## [Dataset entries]
******************************

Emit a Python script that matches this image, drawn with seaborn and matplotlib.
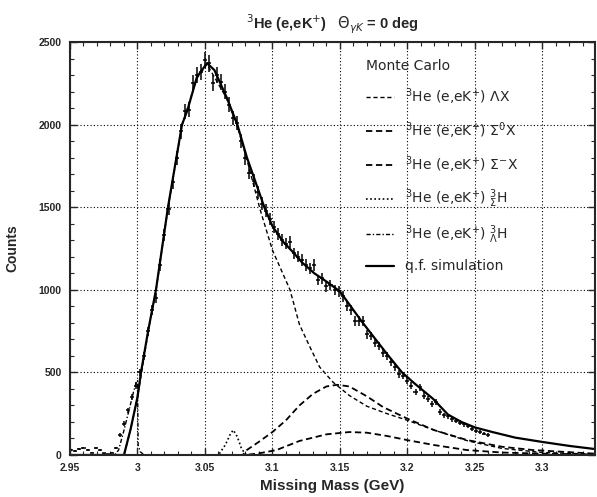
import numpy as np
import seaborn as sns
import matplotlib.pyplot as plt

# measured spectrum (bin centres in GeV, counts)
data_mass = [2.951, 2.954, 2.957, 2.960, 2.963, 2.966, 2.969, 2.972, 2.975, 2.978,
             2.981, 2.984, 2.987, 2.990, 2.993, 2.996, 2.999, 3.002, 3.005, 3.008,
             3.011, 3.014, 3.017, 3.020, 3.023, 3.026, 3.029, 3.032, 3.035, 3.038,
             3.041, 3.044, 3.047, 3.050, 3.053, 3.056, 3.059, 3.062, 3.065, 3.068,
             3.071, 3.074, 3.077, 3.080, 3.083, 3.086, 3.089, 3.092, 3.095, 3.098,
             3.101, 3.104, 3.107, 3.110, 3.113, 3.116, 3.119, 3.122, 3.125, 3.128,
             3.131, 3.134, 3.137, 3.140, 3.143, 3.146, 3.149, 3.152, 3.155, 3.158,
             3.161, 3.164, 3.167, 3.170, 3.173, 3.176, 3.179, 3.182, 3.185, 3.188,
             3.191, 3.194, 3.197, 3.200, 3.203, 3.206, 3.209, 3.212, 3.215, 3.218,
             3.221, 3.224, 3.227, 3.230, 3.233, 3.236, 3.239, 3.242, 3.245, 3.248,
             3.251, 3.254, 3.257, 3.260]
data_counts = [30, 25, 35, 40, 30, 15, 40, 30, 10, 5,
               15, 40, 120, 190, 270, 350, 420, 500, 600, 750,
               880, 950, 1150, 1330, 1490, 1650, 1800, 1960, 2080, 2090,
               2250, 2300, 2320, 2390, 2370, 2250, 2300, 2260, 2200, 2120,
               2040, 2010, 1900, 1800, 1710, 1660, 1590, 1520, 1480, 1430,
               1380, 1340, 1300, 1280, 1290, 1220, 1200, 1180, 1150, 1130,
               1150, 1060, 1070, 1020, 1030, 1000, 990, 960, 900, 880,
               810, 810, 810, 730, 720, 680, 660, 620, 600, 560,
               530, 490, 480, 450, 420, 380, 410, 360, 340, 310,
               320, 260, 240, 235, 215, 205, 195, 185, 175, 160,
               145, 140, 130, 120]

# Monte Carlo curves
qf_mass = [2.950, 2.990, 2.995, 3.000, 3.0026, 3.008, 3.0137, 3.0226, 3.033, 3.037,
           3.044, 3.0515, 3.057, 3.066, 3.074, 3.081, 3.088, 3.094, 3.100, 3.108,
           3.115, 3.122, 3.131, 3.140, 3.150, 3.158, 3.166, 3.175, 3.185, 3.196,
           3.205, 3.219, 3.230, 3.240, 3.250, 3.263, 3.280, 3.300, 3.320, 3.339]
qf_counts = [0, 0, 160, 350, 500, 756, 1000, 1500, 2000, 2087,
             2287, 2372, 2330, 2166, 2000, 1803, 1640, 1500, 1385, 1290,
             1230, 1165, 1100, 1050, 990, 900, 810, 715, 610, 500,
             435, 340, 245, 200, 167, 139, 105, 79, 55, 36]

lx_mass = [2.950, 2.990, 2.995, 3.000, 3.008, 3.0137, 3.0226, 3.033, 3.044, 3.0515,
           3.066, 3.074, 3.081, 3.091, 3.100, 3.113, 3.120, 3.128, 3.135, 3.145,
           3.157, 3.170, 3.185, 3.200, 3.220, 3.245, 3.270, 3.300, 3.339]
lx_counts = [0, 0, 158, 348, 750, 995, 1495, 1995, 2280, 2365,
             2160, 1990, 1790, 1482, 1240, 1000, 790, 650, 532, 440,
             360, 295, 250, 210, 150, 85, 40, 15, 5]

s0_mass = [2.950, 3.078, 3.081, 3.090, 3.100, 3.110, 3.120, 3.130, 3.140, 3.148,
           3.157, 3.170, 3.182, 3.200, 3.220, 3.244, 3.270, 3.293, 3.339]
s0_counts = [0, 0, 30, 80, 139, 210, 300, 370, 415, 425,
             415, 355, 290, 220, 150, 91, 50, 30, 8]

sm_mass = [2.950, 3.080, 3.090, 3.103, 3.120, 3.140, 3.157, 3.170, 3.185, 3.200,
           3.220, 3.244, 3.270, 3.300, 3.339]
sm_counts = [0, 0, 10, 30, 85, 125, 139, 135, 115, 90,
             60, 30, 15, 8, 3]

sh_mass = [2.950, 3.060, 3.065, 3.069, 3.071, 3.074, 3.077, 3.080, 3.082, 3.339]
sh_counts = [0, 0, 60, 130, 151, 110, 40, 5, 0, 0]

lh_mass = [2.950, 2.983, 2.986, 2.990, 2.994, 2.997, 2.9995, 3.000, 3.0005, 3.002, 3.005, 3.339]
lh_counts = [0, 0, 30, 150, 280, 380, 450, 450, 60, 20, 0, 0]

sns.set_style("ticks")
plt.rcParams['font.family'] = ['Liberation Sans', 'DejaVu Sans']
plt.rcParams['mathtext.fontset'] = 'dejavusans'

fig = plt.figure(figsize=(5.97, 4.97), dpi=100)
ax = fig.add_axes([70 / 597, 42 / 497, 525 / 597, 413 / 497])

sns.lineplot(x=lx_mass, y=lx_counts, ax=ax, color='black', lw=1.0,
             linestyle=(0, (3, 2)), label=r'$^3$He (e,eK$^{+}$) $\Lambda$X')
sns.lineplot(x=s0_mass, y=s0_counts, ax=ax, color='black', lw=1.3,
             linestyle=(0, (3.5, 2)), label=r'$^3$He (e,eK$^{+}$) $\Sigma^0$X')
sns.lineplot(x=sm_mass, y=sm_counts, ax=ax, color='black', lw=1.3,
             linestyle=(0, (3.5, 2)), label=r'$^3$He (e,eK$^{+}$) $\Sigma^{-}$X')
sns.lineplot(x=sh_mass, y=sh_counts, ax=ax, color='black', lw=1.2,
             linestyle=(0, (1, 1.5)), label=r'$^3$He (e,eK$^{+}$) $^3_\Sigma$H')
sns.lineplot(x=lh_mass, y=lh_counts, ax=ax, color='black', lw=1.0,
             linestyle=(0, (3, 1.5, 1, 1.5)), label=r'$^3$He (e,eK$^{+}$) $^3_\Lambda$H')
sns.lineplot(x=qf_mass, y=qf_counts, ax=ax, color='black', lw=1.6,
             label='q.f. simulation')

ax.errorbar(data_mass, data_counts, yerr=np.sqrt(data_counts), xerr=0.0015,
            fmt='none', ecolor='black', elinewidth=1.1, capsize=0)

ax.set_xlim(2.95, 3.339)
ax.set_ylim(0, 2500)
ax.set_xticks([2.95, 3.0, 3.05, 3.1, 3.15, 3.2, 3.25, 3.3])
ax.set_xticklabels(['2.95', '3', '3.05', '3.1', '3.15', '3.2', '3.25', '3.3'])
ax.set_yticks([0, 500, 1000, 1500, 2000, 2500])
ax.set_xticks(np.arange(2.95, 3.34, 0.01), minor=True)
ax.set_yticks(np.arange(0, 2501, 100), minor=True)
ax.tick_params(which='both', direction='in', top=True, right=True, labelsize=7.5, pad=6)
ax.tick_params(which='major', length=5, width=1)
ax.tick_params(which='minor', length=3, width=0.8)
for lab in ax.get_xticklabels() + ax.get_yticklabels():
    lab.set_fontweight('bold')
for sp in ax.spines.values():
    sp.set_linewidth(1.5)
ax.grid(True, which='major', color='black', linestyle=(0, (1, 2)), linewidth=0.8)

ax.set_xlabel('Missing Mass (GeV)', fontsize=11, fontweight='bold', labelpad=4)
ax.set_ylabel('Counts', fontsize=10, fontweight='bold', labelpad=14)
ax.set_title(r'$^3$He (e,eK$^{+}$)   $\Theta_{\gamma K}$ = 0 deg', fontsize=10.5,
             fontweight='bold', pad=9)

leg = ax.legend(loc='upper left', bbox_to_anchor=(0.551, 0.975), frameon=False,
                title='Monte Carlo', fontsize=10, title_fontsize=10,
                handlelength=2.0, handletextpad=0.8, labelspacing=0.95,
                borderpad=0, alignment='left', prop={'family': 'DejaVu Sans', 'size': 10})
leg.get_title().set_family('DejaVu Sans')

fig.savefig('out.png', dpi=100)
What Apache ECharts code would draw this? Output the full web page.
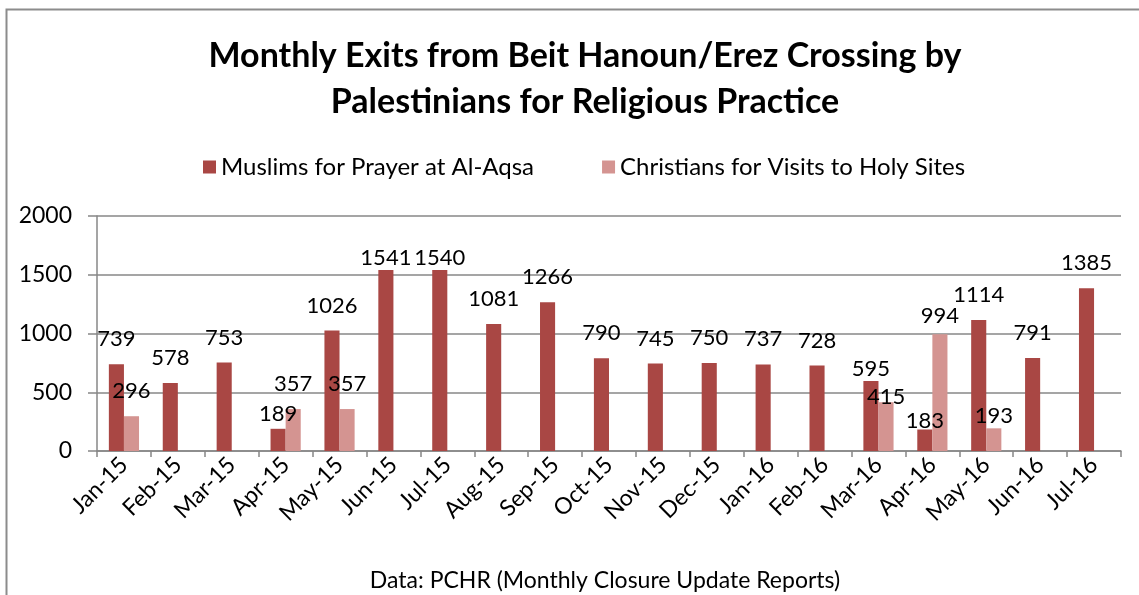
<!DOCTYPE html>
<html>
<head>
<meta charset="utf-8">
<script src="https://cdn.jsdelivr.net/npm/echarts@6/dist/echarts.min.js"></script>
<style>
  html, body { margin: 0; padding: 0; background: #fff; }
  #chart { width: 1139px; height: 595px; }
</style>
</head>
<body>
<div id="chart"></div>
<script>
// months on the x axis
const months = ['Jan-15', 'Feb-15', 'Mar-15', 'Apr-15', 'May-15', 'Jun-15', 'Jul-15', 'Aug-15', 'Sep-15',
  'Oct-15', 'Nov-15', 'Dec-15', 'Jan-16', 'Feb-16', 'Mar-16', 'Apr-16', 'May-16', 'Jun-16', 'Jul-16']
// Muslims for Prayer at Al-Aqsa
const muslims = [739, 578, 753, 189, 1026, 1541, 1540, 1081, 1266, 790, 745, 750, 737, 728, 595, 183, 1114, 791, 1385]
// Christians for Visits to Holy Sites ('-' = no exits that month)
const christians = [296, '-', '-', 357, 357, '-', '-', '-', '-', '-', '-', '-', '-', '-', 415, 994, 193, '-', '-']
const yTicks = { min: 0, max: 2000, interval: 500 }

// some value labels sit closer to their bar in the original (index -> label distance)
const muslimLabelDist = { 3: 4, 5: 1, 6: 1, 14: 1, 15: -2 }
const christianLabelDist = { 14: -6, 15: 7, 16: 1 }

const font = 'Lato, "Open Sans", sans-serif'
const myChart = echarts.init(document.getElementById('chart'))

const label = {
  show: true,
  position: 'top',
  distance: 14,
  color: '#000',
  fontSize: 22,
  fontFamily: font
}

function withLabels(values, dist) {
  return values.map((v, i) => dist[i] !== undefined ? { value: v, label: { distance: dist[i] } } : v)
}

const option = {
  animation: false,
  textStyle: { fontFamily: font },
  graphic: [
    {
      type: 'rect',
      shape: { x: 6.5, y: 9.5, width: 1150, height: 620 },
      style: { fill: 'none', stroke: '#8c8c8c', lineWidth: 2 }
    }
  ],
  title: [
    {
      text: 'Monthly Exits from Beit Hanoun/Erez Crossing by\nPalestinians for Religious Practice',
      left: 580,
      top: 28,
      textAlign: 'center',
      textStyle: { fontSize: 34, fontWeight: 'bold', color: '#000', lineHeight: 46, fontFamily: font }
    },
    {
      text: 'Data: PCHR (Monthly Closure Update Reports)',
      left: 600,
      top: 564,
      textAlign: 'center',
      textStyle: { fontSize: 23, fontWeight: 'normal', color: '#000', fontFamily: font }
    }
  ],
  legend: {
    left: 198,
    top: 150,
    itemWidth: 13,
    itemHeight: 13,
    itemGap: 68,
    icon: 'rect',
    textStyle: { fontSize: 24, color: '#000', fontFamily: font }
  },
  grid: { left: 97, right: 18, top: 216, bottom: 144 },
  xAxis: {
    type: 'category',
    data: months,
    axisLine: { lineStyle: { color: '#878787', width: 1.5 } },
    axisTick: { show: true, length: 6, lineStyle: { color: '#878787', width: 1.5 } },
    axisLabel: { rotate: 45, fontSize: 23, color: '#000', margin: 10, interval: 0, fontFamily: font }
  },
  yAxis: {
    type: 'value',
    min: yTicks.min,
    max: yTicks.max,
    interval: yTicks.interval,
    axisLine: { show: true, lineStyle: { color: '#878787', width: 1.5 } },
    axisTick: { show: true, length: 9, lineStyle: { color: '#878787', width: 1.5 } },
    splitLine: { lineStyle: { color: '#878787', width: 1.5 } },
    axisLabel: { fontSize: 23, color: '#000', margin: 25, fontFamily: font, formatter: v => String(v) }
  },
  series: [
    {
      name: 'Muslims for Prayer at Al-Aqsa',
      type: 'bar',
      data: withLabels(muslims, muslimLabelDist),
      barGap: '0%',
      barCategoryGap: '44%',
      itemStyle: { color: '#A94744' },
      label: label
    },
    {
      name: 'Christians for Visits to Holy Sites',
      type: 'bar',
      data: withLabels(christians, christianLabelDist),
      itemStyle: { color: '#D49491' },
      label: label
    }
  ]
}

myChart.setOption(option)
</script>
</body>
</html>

******************************

Starting with the first line of the data above and ending with the line containing "import matplotlib.pyplot as plt", please restate every line exactly, leaving images out.

Emit a Python script that matches this image, drawn with seaborn and matplotlib.
import numpy as np
import seaborn as sns
import matplotlib.pyplot as plt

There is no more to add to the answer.